The Elements of Sculpture

Published by Phaidon Press, 2014

My book is meant to be an introduction to the visual language of sculpture. The Elements number fourteen, and range from the obvious: Material, Surface, and Space, to the less so: Memory and Place. Each Element is illustrated by a large color photo from the history of sculpture ranging from the stone age to the present. All are accompanied by a brief text. The book seeks to encourage the reader to experience the visual pleasures that the art of sculpture offers the informed viewer.

Notes on Making a Sculpture

Self-Published, 2016

Using the form of a diary, I’m attempting to trace the process of making a sculpture from conception to finished object.

At the close of every workday, I photographed the stone, or stones, I was working on. Then I briefly traced my days progress and the reasons why I made the changes I did. What I was primarily interested in was how ideas evolve, and the place of improvisation in my working methods. What I’m also creating is a record of the past evolutionary process that is usually left behind.

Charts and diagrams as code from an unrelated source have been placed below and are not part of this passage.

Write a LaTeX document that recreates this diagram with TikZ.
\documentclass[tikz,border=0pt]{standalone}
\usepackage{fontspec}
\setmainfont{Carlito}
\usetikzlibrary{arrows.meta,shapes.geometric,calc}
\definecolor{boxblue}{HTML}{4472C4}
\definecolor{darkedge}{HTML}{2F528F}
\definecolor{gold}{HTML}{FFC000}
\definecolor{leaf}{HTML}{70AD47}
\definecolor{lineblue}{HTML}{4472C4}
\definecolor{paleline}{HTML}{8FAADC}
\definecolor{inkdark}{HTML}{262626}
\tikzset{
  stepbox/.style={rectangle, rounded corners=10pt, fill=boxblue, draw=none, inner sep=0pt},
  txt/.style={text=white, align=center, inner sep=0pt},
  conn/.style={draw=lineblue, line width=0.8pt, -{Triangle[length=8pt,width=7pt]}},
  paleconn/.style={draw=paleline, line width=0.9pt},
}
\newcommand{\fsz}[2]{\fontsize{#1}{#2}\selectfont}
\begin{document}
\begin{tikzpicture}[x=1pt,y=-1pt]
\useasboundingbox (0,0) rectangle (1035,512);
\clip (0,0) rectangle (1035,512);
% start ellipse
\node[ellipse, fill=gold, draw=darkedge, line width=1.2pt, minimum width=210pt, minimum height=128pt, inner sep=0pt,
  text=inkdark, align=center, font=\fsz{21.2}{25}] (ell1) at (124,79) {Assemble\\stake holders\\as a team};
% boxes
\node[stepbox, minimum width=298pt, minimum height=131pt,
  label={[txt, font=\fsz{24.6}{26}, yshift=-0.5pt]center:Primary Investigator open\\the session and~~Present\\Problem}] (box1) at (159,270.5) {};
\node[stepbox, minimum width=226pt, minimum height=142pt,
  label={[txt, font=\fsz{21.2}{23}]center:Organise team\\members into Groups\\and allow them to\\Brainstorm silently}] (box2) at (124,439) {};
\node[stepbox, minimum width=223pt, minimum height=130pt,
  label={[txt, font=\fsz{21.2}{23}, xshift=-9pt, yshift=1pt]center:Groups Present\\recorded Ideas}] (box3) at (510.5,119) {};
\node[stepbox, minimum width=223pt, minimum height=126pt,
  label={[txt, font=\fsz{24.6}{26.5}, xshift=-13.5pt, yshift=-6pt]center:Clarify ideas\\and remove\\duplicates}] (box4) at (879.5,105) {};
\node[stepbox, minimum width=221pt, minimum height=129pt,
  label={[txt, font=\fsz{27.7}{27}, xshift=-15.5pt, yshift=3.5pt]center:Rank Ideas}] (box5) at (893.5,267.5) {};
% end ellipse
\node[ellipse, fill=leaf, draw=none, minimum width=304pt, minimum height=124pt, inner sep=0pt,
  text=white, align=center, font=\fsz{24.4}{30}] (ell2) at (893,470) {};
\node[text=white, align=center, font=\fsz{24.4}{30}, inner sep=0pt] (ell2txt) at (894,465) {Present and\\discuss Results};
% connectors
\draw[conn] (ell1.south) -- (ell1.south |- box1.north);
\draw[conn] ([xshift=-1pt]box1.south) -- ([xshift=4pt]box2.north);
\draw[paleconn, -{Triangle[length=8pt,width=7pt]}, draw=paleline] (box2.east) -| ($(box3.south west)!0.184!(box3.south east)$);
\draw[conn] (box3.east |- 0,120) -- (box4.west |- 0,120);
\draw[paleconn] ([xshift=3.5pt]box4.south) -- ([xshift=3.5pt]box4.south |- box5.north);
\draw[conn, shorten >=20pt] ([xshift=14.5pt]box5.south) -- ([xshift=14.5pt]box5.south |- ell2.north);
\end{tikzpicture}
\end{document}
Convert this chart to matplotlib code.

Improvisation and Direct Carving

Most sculpture materials and techniques allow for some degree of revision. Not true with the direct carving of stone. My starting point for a sculpture is usually a photograph, but soon it’s put aside as other images and possibilities come to mind. Both sculptural improvisation and improvisational jazz bring unstructured and spontaneous methodologies into the creative process. Improvisation asks for a willingness on the part of the sculptor, and the musician, to relinquish a large measure of overt control. It opens the creative process to unknown possibilities, but at the same time there is also the risk of failure. Failure here means doing irretrievable harm to the sculpture—what is cut off the stone cannot be returned, and the wrong note can never be made right. Yet, in these periods of spontaneous freedom the creative process carries me along. I feel I have no alternative but to follow—so powerful is the pleasure of discovery. In these moments of creative bliss, apart from any predetermined methodology, the sculpture is free to make itself.